1.題目詳情

Given a string s, find the longest palindromic substring in s. You may assume that the maximum length of s is 1000. 給出一個字串s，找到s中最長的一個迴文串。可以假設s的最大長度為1000。

Example 1:

Input: “babad” Output: “bab” Note: “aba” is also a valid answer.

Example 2:

Input: “cbbd” Output: “bb”

完善下面的程式碼:

class Solution {
public:
    string longestPalindrome(string s) {
        
    }
};
 

2.解題方法

迴文串是指一個字串的反轉字串還是和原來的一樣，比如"aba"和"abba"，即從中間看回文串是對稱的。所以這裡的解題思路就是從迴文串的中間這一關鍵點落手。遍歷字串s，從每一處字元開始往兩邊看，找到以這處字元為中心的迴文串。

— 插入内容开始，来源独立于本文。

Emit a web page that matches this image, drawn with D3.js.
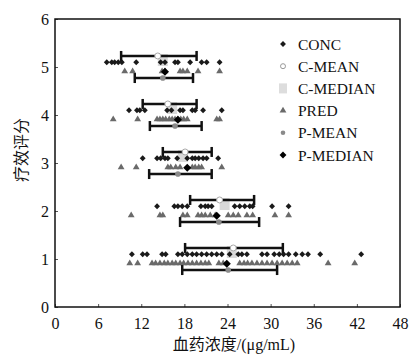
<!DOCTYPE html>
<html><head><meta charset="utf-8">
<script src="https://cdn.jsdelivr.net/npm/d3@7"></script>
<style>body{margin:0;background:#fff}svg{display:block}text{font-family:"Liberation Serif","Noto Sans CJK SC",serif}</style>
</head><body><svg id="c" width="411" height="354"></svg>
<script>
const levels = [5, 4, 3, 2, 1];
const concValues = [
  [7.2, 7.9, 8.3, 8.8, 9.3, 11.3, 14.7, 15.3, 16.7, 17.1, 18.8, 20.4, 21.1, 22.9],
  [10.3, 11.4, 11.8, 12.5, 15.6, 16.2, 17.4, 17.8, 19.1, 19.5, 20.6, 23.2],
  [12.2, 14.2, 14.7, 15.3, 15.7, 17.0, 18.4, 19.1, 19.5, 20.0, 20.6, 21.1, 22.7],
  [14.2, 16.6, 17.1, 17.7, 18.4, 20.3, 20.9, 21.3, 21.8, 25.0, 25.7, 26.4, 27.1, 27.5, 30.2, 32.5],
  [10.7, 12.2, 12.8, 14.9, 15.4, 17.1, 17.7, 18.4, 19.1, 19.7, 20.4, 21.1, 21.8, 22.5, 23.2, 24.3, 25.5, 26.0, 26.7, 28.8, 29.5, 30.5, 31.2, 31.8, 32.5, 33.5, 34.4, 35.2, 36.9, 42.6]
];
const predValues = [
  [9.7, 10.8, 14.9, 15.3, 17.4, 17.8, 18.4, 19.9, 22.9],
  [8.1, 11.5, 14.2, 14.6, 15.0, 15.4, 15.9, 16.3, 16.7, 17.1, 17.5, 17.9, 18.4, 22.5, 22.9],
  [9.2, 11.3, 15.7, 16.1, 16.8, 17.4, 19.1, 19.5, 20.0, 20.4, 23.2],
  [10.6, 14.6, 15.0, 17.8, 18.4, 19.9, 20.4, 20.9, 21.6, 22.3, 24.1, 24.8, 25.5, 26.7, 27.5, 30.6, 32.5],
  [10.4, 11.5, 13.5, 14.0, 14.6, 15.2, 15.7, 16.3, 16.8, 17.4, 17.9, 18.5, 19.1, 19.7, 20.3, 20.9, 21.4, 22.8, 23.4, 25.7, 26.3, 26.8, 27.4, 28.1, 28.8, 29.5, 30.2, 30.9, 31.6, 32.3, 33.0, 33.7, 38.0, 41.7]
];
const cMean   = [14.3, 15.7, 18.1, 22.9, 24.8];
const cMedian = [15.0, 16.3, 17.8, 23.6, 24.6];
const cLow    = [9.2, 12.2, 15.0, 18.8, 18.1];
const cHigh   = [19.7, 19.7, 21.8, 27.7, 31.7];
const pMean   = [15.0, 16.7, 17.1, 22.8, 24.1];
const pMedian = [15.3, 17.1, 18.4, 22.5, 23.9];
const pLow    = [11.1, 13.2, 13.1, 17.4, 17.7];
const pHigh   = [19.2, 20.4, 21.8, 28.4, 30.9];
const xTicks = [0, 6, 12, 18, 24, 30, 36, 42, 48];
const yTicks = [0, 1, 2, 3, 4, 5, 6];
const legendLabels = ["CONC", "C-MEAN", "C-MEDIAN", "PRED", "P-MEAN", "P-MEDIAN"];
const xTitle = "血药浓度/(μg/mL)";
const yTitle = "疗效评分";

const svg = d3.select("#c");
const L = 55, R = 400, T = 19, B = 307;
const x = d3.scaleLinear().domain([0, 48]).range([L, R]);
const y = d3.scaleLinear().domain([0, 6]).range([B, T]);

const g = svg.append("g");
const dCONC = d3.symbol().type(d3.symbolDiamond2).size(22);
const dPRED = d3.symbol().type(d3.symbolTriangle).size(20);
const dPMED = d3.symbol().type(d3.symbolDiamond2).size(42);

const offC = 0.1, offP = -0.1, offCB = 0.23, offPB = -0.23;

// C-MEDIAN blobs (behind)
levels.forEach((lv, i) => {
  g.append("rect").attr("x", x(cMedian[i]) - 5).attr("y", y(lv + 0.27)).attr("width", 10)
    .attr("height", y(lv + 0.02) - y(lv + 0.27)).attr("fill", "#d9d9d9");
});

levels.forEach((lv, i) => {
  g.selectAll(null).data(concValues[i]).enter().append("path")
    .attr("d", dCONC).attr("transform", d => `translate(${x(d)},${y(lv + offC)})`).attr("fill", "#1a1a1a");
  g.selectAll(null).data(predValues[i]).enter().append("path")
    .attr("d", dPRED).attr("transform", d => `translate(${x(d)},${y(lv + offP) - 0.5})`).attr("fill", "#6a6a6a");
});

function bar(lo, hi, yy) {
  g.append("line").attr("x1", x(lo)).attr("x2", x(hi)).attr("y1", yy).attr("y2", yy).attr("stroke", "#111").attr("stroke-width", 2.5);
  [lo, hi].forEach(v => g.append("line").attr("x1", x(v)).attr("x2", x(v)).attr("y1", yy - 5).attr("y2", yy + 5).attr("stroke", "#111").attr("stroke-width", 2.5));
}
levels.forEach((lv, i) => {
  bar(cLow[i], cHigh[i], y(lv + offCB));
  bar(pLow[i], pHigh[i], y(lv + offPB));
  g.append("circle").attr("cx", x(cMean[i])).attr("cy", y(lv + offCB)).attr("r", 3).attr("fill", "#fff").attr("stroke", "#aaa").attr("stroke-width", 1);
  g.append("circle").attr("cx", x(pMean[i])).attr("cy", y(lv + offPB)).attr("r", 2.8).attr("fill", "#8a8a8a");
  g.append("path").attr("d", dPMED).attr("transform", `translate(${x(pMedian[i])},${y(lv + offP)})`).attr("fill", "#000");
});

const ax = svg.append("g").attr("transform", `translate(0,${B})`)
  .call(d3.axisBottom(x).tickValues(xTicks).tickSize(-3).tickPadding(8).tickFormat(d3.format("d")));
const ay = svg.append("g").attr("transform", `translate(${L},0)`)
  .call(d3.axisLeft(y).tickValues(yTicks).tickSize(-3).tickPadding(6).tickFormat(d3.format("d")));
[ax, ay].forEach(a => {
  a.select(".domain").remove();
  a.selectAll(".tick line").attr("stroke", "#555");
  a.selectAll("text").attr("font-size", 16).attr("fill", "#111").attr("font-family", "Liberation Serif");
});
ax.selectAll("text").attr("dy", "0.85em");
svg.append("rect").attr("x", L).attr("y", T).attr("width", R - L).attr("height", B - T)
  .attr("fill", "none").attr("stroke", "#111").attr("stroke-width", 1.5);

svg.append("text").attr("x", 234).attr("y", 350).attr("text-anchor", "middle").attr("font-size", 16).attr("fill", "#111").text(xTitle);
svg.append("text").attr("transform", "translate(27,150) rotate(-90)").attr("text-anchor", "middle").attr("font-size", 16).attr("fill", "#111").text(yTitle);

const lg = svg.append("g");
legendLabels.forEach((lab, i) => {
  const yy = 44 + i * 22.2;
  const mx = 283;
  if (i === 0) lg.append("path").attr("d", dCONC).attr("transform", `translate(${mx},${yy})`).attr("fill", "#1a1a1a");
  if (i === 1) lg.append("circle").attr("cx", mx).attr("cy", yy).attr("r", 2.5).attr("fill", "#fff").attr("stroke", "#999");
  if (i === 2) lg.append("rect").attr("x", mx - 4).attr("y", yy - 5).attr("width", 8).attr("height", 10).attr("fill", "#ddd");
  if (i === 3) lg.append("path").attr("d", dPRED).attr("transform", `translate(${mx},${yy})`).attr("fill", "#6a6a6a");
  if (i === 4) lg.append("circle").attr("cx", mx).attr("cy", yy).attr("r", 2.3).attr("fill", "#8a8a8a");
  if (i === 5) lg.append("path").attr("d", d3.symbol().type(d3.symbolDiamond2).size(30)).attr("transform", `translate(${mx},${yy})`).attr("fill", "#000");
  lg.append("text").attr("x", 298).attr("y", yy + 5.5).attr("font-size", 15.5).attr("fill", "#111").text(lab);
});
</script></body></html>
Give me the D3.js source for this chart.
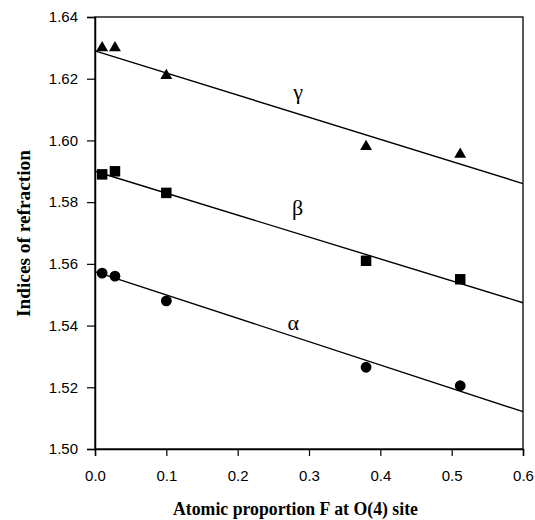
<!DOCTYPE html>
<html>
<head>
<meta charset="utf-8">
<script src="https://cdn.jsdelivr.net/npm/d3@7"></script>
<style>
  html, body { margin: 0; padding: 0; background: #fff; }
  svg { display: block; }
</style>
</head>
<body>
<svg id="chart" width="535" height="520"></svg>
<script>
// Data
const xValues = [0.010, 0.028, 0.100, 0.380, 0.512];
const gammaValues = [1.630, 1.630, 1.621, 1.598, 1.5955];
const betaValues = [1.589, 1.590, 1.583, 1.561, 1.555];
const alphaValues = [1.557, 1.556, 1.548, 1.5265, 1.5205];
// regression line ends at x = 0 and x = 0.6
const lineX = [0, 0.6];
const gammaLine = [1.629, 1.586];
const betaLine = [1.590, 1.5474];
const alphaLine = [1.5575, 1.5121];
const xTicks = [0, 0.1, 0.2, 0.3, 0.4, 0.5, 0.6];
const yTicks = [1.50, 1.52, 1.54, 1.56, 1.58, 1.60, 1.62, 1.64];
const seriesLabels = ["γ", "β", "α"];
const labelPos = [[0.2846, 1.6134], [0.2839, 1.5758], [0.278, 1.5386]];

const svg = d3.select("#chart");
const m = { left: 95, right: 523, top: 17, bottom: 449 };
const x = d3.scaleLinear().domain([0, 0.6]).range([m.left, m.right]);
const y = d3.scaleLinear().domain([1.50, 1.64]).range([m.bottom, m.top]);

// frame
svg.append("rect").attr("x", m.left).attr("y", m.top)
  .attr("width", m.right - m.left).attr("height", m.bottom - m.top)
  .attr("fill", "none").attr("stroke", "#000").attr("stroke-width", 1.3);

const xAxis = svg.append("g").attr("transform", `translate(0,${m.bottom})`)
  .call(d3.axisBottom(x).tickValues(xTicks).tickFormat(d3.format(".1f")).tickSize(7).tickPadding(14));
const yAxis = svg.append("g").attr("transform", `translate(${m.left},0)`)
  .call(d3.axisLeft(y).tickValues(yTicks).tickFormat(d3.format(".2f")).tickSize(8).tickPadding(9));
xAxis.selectAll("text").attr("dy", "0.71em").attr("y", 21);
[xAxis, yAxis].forEach(g => {
  g.select(".domain").attr("stroke-width", 1.5);
  g.selectAll(".tick line").attr("stroke-width", 1.2);
  g.selectAll("text").attr("font-family", "Liberation Sans, Arial, sans-serif")
    .attr("font-size", 15).attr("fill", "#000");
});

// lines
const line = d3.line().x(d => x(d[0])).y(d => y(d[1]));
[gammaLine, betaLine, alphaLine].forEach(L => {
  svg.append("path").datum(lineX.map((v, i) => [v, L[i]]))
    .attr("d", line).attr("fill", "none").attr("stroke", "#000").attr("stroke-width", 1.4);
});

// markers
const shapes = [d3.symbolTriangle, d3.symbolSquare, d3.symbolCircle];
const sizes = [62, 110, 92];
[gammaValues, betaValues, alphaValues].forEach((vals, s) => {
  svg.append("g").selectAll("path").data(vals).join("path")
    .attr("transform", (d, i) => `translate(${x(xValues[i])},${y(d)})`)
    .attr("d", d3.symbol().type(shapes[s]).size(sizes[s]))
    .attr("fill", "#000");
});

// series labels
seriesLabels.forEach((t, i) => {
  svg.append("text").attr("x", x(labelPos[i][0])).attr("y", y(labelPos[i][1]))
    .attr("text-anchor", "middle")
    .attr("font-family", "Liberation Serif, Times New Roman, serif")
    .attr("font-size", 22).attr("fill", "#000").text(t);
});

// axis titles
svg.append("text").attr("x", 173).attr("y", 515)
  .attr("font-family", "Liberation Serif, Times New Roman, serif")
  .attr("font-weight", "bold").attr("font-size", 18)
  .attr("textLength", 245).attr("lengthAdjust", "spacingAndGlyphs")
  .text("Atomic proportion F at O(4) site");
svg.append("text").attr("transform", `translate(30,317) rotate(-90)`)
  .attr("font-family", "Liberation Serif, Times New Roman, serif")
  .attr("font-weight", "bold").attr("font-size", 18)
  .attr("textLength", 167).attr("lengthAdjust", "spacingAndGlyphs")
  .text("Indices of refraction");
</script>
</body>
</html>
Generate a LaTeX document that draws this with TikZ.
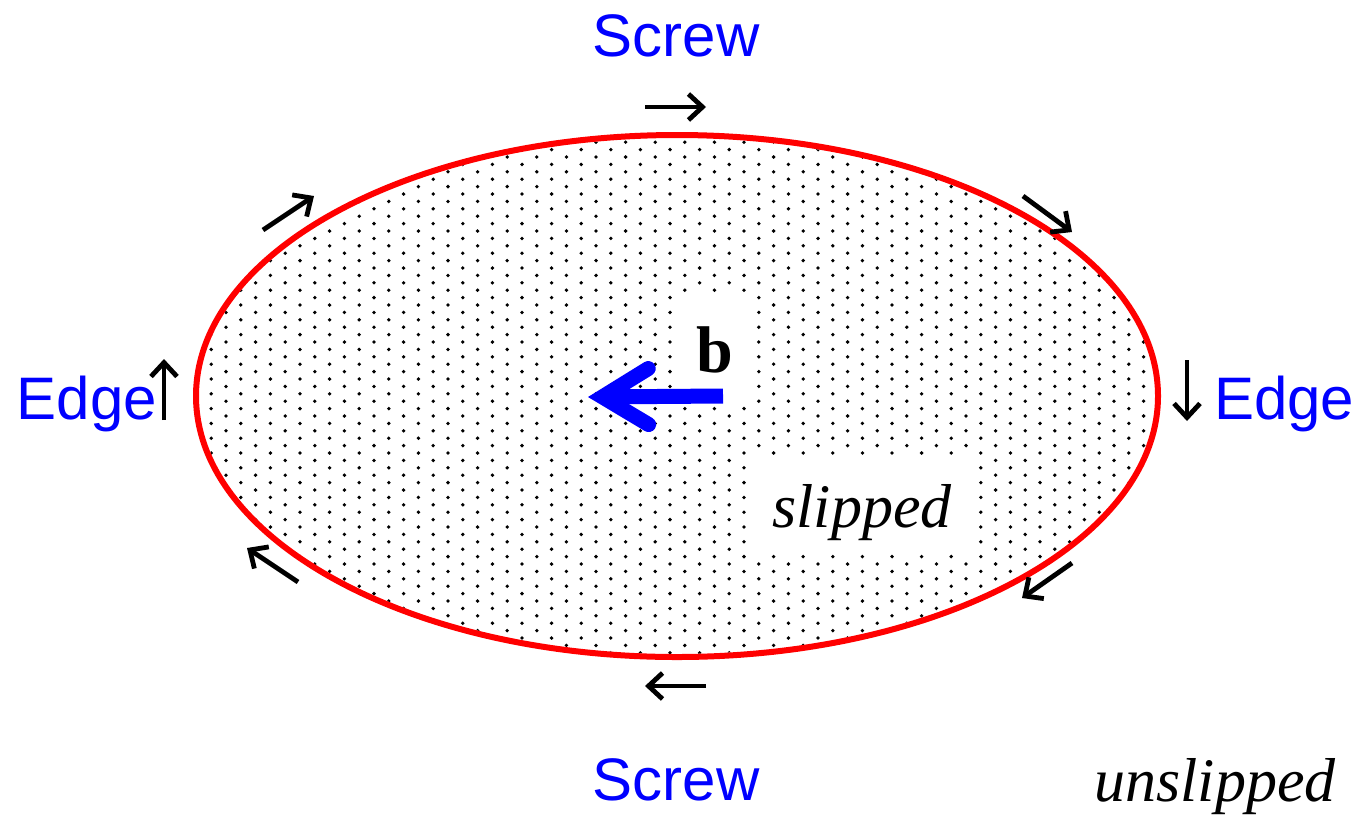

當然還要考慮特殊情況，像上面的"abba"的中間的兩個’b’一樣。

class Solution {
public:
	 string longestPalindrome(string s) {
		 int size = s.size();
		 int start = 0;
		 int maxLength = 0;
		 string maxLengthStr;
		 while (start < size) {
		 	int left = start - 1;
		 	int right = start + 1;
		 	int length = 1;
		 	while (s[left] == s[right] && left >= 0 && right < size) {
		 		length = length + 2;
		 		left = left - 1;
		 		right = right + 1;
		 	}
		 	if (length > maxLength) {
		 		maxLength = length;
		 		maxLengthStr = s.substr(left + 1, right - left - 1);
		 	}
		 	length = 0;
		 	left = start;
		 	right = start + 1;
		 	while (s[left] == s[right] && left >= 0 && right < size) {
		 		length = length + 2;
		 		left = left - 1;
		 		right = right + 1;
		 	}
		 	if (length > maxLength) {
		 		maxLength = length;
		 		maxLengthStr = s.substr(left + 1, right - left - 1);
		 	}
		 	start = start + 1;
		 }
		 return maxLengthStr;
	 }
};
 

最終執行時間是8ms。